#### EXERCISE OBJECTIVE:
Leaving the pictures out, print the lines from the first line of the listing through the line containing "const xTicks = [0, 20, 40, 60, 80, 100, 120];", exactly as they read, and no others.

#### PROVIDED MATERIAL:
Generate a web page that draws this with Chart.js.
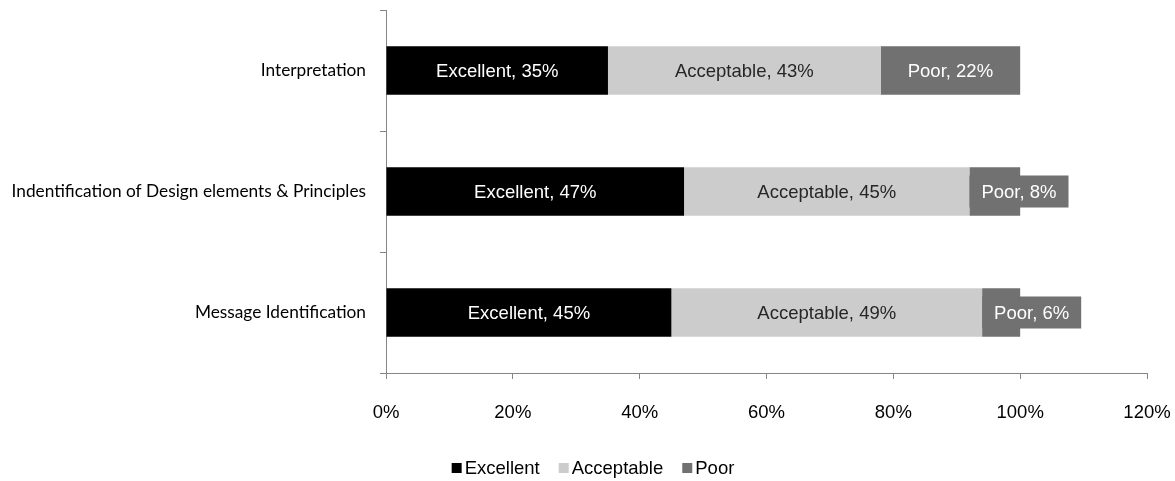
<!DOCTYPE html>
<html>
<head>
<meta charset="utf-8">
<script src="https://cdn.jsdelivr.net/npm/chart.js@4.4.1/dist/chart.umd.min.js"></script>
<style>
html,body{margin:0;padding:0;background:#fff;}
#wrap{width:1175px;height:481px;position:relative;}
</style>
</head>
<body>
<div id="wrap"><canvas id="c" width="1175" height="481"></canvas></div>
<script>
const categories = ["Interpretation", "Indentification of Design elements & Principles", "Message Identification"];
const excellent = [35, 47, 45];
const acceptable = [43, 45, 49];
const poor = [22, 8, 6];
const seriesNames = ["Excellent", "Acceptable", "Poor"];
const xTicks = [0, 20, 40, 60, 80, 100, 120];

const colors = ["#000000", "#cccccc", "#717171"];
const labelColors = ["#ffffff", "#262626", "#ffffff"];
const FONT = '"Liberation Sans", Arial, sans-serif';

const labelPlugin = {
  id: 'barLabels',
  afterDatasetsDraw(chart) {
    const ctx = chart.ctx;
    ctx.save();
    ctx.font = '18.5px ' + FONT;
    ctx.textBaseline = 'middle';
    ctx.textAlign = 'center';
    chart.data.datasets.forEach((ds, di) => {
      const meta = chart.getDatasetMeta(di);
      meta.data.forEach((el, i) => {
        const v = ds.data[i];
        const txt = ds.label + ', ' + v + '%';
        const left = Math.min(el.x, el.base), right = Math.max(el.x, el.base);
        const tw = ctx.measureText(txt).width;
        const boxW = tw + 24;
        let cx = (left + right) / 2;
        if (boxW > right - left) {
          cx = left + boxW / 2;
          ctx.fillStyle = colors[di];
          ctx.fillRect(left, el.y - 16, boxW, 32);
        }
        ctx.fillStyle = labelColors[di];
        ctx.fillText(txt, cx, el.y + 1);
      });
    });
    ctx.restore();
  }
};

const legendPlugin = {
  id: 'customLegend',
  afterDraw(chart) {
    const ctx = chart.ctx;
    ctx.save();
    ctx.font = '18.5px ' + FONT;
    ctx.textBaseline = 'middle';
    ctx.textAlign = 'left';
    const box = 10, gapBT = 3, gapItem = 19;
    const items = chart.data.datasets.map((ds, i) => ({ label: ds.label, color: colors[i], w: box + gapBT + ctx.measureText(ds.label).width }));
    const total = items.reduce((s, it) => s + it.w, 0) + gapItem * (items.length - 1);
    let x = 593 - total / 2;
    const y = 468;
    items.forEach(it => {
      ctx.fillStyle = it.color;
      ctx.fillRect(x, y - 5, box, box);
      ctx.fillStyle = '#000';
      ctx.fillText(it.label, x + box + gapBT, y + 1);
      x += it.w + gapItem;
    });
    ctx.restore();
  }
};

new Chart(document.getElementById('c'), {
  type: 'bar',
  data: {
    labels: categories,
    datasets: [
      { label: seriesNames[0], data: excellent, backgroundColor: colors[0] },
      { label: seriesNames[1], data: acceptable, backgroundColor: colors[1] },
      { label: seriesNames[2], data: poor, backgroundColor: colors[2] }
    ]
  },
  options: {
    indexAxis: 'y',
    responsive: false,
    animation: false,
    devicePixelRatio: 1,
    datasets: { bar: { categoryPercentage: 1, barPercentage: 0.4 } },
    layout: { padding: { top: 10, right: 28, left: 0, bottom: 58 } },
    scales: {
      x: {
        stacked: true,
        min: 0, max: 120,
        afterBuildTicks(axis) { axis.ticks = xTicks.map(v => ({ value: v })); },
        afterFit(axis) { axis.height = 50; axis.paddingLeft = 0; axis.paddingRight = 0; },
        ticks: {
          callback: v => v + '%',
          font: { family: FONT, size: 18.5 },
          color: '#000',
          padding: 23,
          maxRotation: 0
        },
        grid: { drawOnChartArea: false, drawTicks: true, tickLength: 6, color: '#868686', tickColor: '#868686' },
        border: { color: '#868686', width: 1 }
      },
      y: {
        stacked: true,
        afterFit(axis) { axis.width = 386; axis.paddingTop = 0; axis.paddingBottom = 0; },
        ticks: {
          font: { family: 'Lato, "Open Sans", sans-serif', size: 17.3 },
          color: '#000',
          padding: 14
        },
        grid: { drawOnChartArea: false, drawTicks: true, tickLength: 6, offset: true, color: '#868686', tickColor: '#868686' },
        border: { color: '#868686', width: 1 }
      }
    },
    plugins: {
      legend: { display: false },
      tooltip: { enabled: false }
    }
  },
  plugins: [labelPlugin, legendPlugin]
});
</script>
</body>
</html>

#### FULL SOLUTION:
Generate a web page that draws this with Chart.js.
<!DOCTYPE html>
<html>
<head>
<meta charset="utf-8">
<script src="https://cdn.jsdelivr.net/npm/chart.js@4.4.1/dist/chart.umd.min.js"></script>
<style>
html,body{margin:0;padding:0;background:#fff;}
#wrap{width:1175px;height:481px;position:relative;}
</style>
</head>
<body>
<div id="wrap"><canvas id="c" width="1175" height="481"></canvas></div>
<script>
const categories = ["Interpretation", "Indentification of Design elements & Principles", "Message Identification"];
const excellent = [35, 47, 45];
const acceptable = [43, 45, 49];
const poor = [22, 8, 6];
const seriesNames = ["Excellent", "Acceptable", "Poor"];
const xTicks = [0, 20, 40, 60, 80, 100, 120];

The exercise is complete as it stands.